INPUT FOR THIS TASK.

--- Start ---

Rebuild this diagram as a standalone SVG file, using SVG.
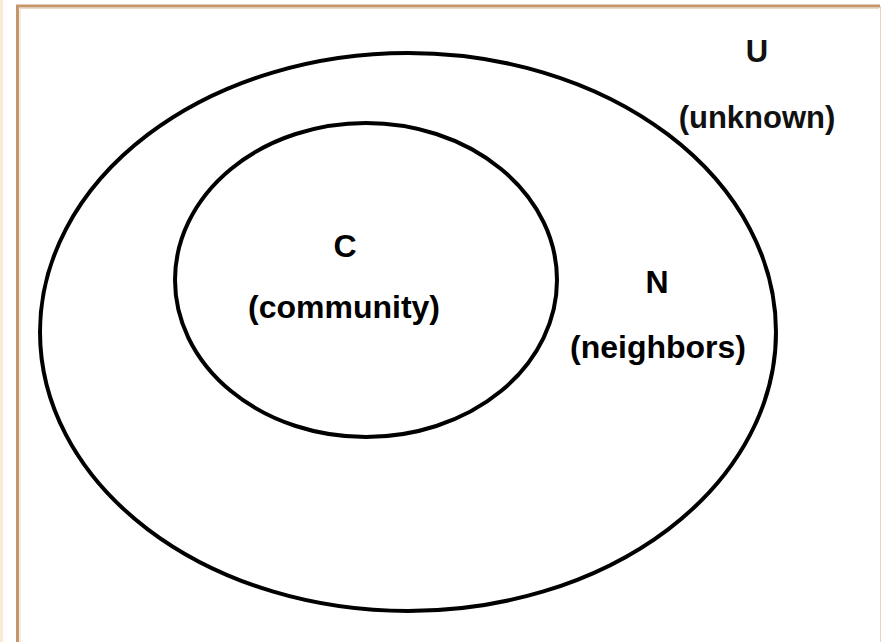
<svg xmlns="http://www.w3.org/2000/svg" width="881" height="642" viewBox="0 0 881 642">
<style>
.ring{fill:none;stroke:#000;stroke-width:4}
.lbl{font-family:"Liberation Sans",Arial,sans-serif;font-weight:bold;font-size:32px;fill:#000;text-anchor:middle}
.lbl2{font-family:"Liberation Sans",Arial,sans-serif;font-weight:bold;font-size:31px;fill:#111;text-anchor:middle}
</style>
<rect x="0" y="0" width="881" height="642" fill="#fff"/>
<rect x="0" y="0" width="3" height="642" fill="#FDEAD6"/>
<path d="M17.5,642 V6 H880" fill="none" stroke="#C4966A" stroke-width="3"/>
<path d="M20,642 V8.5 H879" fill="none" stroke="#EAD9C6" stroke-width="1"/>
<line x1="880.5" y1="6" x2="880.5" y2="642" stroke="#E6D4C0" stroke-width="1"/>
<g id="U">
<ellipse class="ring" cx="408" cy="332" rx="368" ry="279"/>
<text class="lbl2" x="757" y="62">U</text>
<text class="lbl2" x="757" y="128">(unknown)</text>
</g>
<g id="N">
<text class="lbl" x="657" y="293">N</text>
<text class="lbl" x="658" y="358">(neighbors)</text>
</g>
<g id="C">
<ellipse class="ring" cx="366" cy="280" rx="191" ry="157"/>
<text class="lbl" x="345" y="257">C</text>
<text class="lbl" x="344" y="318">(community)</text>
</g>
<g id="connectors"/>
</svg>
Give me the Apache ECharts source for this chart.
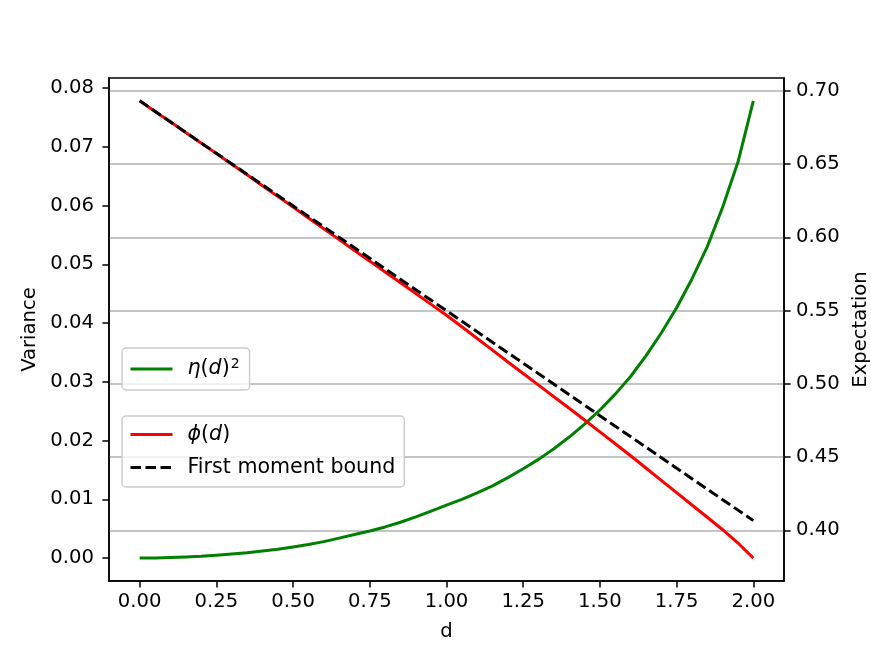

--- End ---
--- Start ---

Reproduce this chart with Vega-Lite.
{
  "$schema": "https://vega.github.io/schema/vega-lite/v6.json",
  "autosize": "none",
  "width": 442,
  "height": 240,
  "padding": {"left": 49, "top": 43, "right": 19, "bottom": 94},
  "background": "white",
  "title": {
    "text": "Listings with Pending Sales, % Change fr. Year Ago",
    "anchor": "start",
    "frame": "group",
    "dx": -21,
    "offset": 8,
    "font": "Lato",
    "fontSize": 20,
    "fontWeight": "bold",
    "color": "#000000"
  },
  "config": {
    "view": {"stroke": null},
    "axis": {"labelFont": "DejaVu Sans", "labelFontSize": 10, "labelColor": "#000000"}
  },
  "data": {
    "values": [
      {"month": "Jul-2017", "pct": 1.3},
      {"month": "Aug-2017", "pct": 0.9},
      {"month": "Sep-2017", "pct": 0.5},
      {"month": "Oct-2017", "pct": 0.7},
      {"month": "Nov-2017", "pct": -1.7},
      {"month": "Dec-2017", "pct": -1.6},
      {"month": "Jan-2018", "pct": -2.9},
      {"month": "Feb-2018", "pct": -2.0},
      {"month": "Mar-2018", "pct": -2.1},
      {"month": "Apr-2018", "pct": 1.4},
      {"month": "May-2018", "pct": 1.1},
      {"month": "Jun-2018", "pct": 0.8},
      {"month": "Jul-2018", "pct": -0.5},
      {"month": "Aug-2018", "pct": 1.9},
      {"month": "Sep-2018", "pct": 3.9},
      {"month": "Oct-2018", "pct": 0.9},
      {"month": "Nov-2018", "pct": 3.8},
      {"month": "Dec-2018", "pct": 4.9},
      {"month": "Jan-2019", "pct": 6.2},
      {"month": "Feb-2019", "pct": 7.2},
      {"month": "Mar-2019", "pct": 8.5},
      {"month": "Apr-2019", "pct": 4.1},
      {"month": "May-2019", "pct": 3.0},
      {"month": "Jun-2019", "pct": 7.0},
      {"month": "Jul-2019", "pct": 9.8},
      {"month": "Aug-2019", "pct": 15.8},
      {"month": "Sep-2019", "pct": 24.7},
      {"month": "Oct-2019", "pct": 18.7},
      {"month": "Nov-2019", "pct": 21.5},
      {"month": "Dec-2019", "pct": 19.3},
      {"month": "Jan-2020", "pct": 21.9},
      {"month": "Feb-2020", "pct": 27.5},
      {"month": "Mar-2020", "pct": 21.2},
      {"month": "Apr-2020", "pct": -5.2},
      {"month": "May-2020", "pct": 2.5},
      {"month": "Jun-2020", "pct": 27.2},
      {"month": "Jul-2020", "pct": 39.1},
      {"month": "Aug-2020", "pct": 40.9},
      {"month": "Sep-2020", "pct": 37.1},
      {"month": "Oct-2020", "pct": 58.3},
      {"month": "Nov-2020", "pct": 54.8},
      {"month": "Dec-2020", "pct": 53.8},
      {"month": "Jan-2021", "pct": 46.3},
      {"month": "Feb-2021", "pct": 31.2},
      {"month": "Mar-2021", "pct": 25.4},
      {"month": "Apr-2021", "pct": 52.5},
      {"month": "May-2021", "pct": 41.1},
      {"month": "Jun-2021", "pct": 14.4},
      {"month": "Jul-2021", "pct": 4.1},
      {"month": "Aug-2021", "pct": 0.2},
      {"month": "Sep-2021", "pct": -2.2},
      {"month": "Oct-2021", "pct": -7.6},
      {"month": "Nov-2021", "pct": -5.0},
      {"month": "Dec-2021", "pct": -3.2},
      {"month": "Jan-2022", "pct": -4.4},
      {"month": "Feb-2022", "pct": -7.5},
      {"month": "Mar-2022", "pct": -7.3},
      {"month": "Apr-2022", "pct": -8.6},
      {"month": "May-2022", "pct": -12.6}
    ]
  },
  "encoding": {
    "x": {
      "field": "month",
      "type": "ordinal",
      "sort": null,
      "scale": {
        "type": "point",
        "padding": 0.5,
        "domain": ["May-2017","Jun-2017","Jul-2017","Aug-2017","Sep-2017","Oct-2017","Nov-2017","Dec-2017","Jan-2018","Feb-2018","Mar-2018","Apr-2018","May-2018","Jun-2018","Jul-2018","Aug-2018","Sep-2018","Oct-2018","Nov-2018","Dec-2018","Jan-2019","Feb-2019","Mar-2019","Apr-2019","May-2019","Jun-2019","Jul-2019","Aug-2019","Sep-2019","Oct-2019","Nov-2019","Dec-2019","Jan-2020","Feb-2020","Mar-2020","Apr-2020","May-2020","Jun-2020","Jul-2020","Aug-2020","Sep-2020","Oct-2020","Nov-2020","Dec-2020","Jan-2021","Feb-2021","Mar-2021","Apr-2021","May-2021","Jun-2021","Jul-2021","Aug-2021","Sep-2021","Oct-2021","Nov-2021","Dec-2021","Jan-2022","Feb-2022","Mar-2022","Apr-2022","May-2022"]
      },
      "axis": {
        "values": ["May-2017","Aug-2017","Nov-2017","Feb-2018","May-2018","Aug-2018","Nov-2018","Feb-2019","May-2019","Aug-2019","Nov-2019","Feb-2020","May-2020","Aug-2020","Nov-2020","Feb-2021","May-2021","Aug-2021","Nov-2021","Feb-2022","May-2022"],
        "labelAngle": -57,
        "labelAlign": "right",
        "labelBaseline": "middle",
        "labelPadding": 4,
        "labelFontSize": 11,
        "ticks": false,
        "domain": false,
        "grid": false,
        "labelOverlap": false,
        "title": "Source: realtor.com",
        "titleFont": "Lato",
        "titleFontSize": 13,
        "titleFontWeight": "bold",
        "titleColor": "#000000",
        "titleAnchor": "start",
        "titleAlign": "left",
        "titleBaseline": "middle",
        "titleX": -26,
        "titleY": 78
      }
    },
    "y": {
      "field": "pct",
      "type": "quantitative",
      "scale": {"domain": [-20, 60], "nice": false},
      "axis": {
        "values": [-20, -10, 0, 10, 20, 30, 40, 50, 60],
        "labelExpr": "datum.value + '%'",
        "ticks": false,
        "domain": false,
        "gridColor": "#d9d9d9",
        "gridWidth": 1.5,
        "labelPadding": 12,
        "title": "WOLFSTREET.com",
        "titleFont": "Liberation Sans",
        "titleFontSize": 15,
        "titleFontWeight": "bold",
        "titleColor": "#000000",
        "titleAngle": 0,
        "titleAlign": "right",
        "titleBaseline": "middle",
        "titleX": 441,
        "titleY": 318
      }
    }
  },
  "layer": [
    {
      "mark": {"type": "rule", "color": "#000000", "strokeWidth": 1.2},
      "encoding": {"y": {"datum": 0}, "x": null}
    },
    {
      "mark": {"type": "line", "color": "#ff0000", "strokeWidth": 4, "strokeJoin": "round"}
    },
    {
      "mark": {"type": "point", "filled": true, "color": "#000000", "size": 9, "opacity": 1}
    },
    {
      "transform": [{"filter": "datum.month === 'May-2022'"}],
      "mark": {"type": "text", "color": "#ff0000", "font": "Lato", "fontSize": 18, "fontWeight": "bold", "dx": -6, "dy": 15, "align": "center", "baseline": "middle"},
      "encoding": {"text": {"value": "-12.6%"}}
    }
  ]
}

--- End ---
--- Start ---

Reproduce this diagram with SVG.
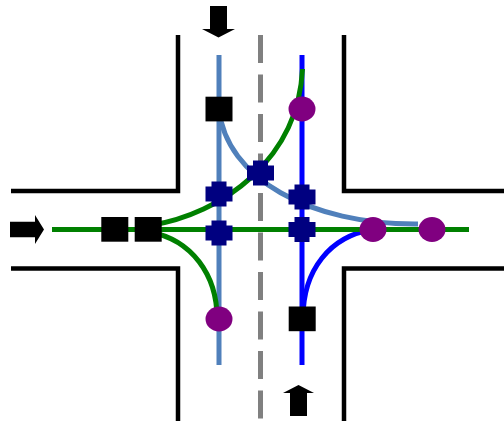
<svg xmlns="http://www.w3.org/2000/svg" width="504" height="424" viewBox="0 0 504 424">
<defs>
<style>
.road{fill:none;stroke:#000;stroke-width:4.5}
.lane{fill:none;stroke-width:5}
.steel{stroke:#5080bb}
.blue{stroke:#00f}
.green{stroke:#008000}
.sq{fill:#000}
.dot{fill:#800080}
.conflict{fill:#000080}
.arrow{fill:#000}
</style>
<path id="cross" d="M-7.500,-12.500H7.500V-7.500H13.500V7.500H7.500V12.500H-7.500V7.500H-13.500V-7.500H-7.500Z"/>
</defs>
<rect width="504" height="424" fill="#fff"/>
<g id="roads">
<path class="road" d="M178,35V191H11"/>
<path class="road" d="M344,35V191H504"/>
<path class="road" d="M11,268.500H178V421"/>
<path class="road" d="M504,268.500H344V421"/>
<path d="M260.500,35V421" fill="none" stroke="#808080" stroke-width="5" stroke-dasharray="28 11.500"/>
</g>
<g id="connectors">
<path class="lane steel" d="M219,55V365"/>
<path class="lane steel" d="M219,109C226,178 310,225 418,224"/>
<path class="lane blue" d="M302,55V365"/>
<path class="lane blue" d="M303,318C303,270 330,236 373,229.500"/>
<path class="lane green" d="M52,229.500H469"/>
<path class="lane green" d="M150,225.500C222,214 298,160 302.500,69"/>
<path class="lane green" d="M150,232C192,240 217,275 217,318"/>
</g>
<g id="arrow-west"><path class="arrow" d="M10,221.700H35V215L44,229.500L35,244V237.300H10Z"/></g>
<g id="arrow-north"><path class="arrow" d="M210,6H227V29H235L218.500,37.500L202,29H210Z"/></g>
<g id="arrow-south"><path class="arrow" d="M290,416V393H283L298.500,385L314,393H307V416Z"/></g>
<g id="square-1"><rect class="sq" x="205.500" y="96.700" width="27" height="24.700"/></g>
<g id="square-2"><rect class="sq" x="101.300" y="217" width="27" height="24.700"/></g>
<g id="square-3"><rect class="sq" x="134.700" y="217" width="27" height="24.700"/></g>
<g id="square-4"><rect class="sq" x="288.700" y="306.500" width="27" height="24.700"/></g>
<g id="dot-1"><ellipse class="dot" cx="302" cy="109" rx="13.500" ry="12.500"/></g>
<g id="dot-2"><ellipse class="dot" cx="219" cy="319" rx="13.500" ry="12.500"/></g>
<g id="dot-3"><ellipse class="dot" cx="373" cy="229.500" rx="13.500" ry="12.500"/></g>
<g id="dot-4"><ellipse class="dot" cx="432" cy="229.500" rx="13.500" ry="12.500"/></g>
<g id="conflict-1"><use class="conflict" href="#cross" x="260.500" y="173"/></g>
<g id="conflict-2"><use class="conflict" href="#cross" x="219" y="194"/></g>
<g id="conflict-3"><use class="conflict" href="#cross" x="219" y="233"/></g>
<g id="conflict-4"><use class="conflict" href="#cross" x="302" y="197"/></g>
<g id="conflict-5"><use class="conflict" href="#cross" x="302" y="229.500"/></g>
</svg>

--- End ---

PROMPT.
Locate each line containing the string "with" and show it.

THE COMPLETED TASK.
Reproduce this chart with Vega-Lite.
    "text": "Listings with Pending Sales, % Change fr. Year Ago",
Reproduce this diagram with SVG.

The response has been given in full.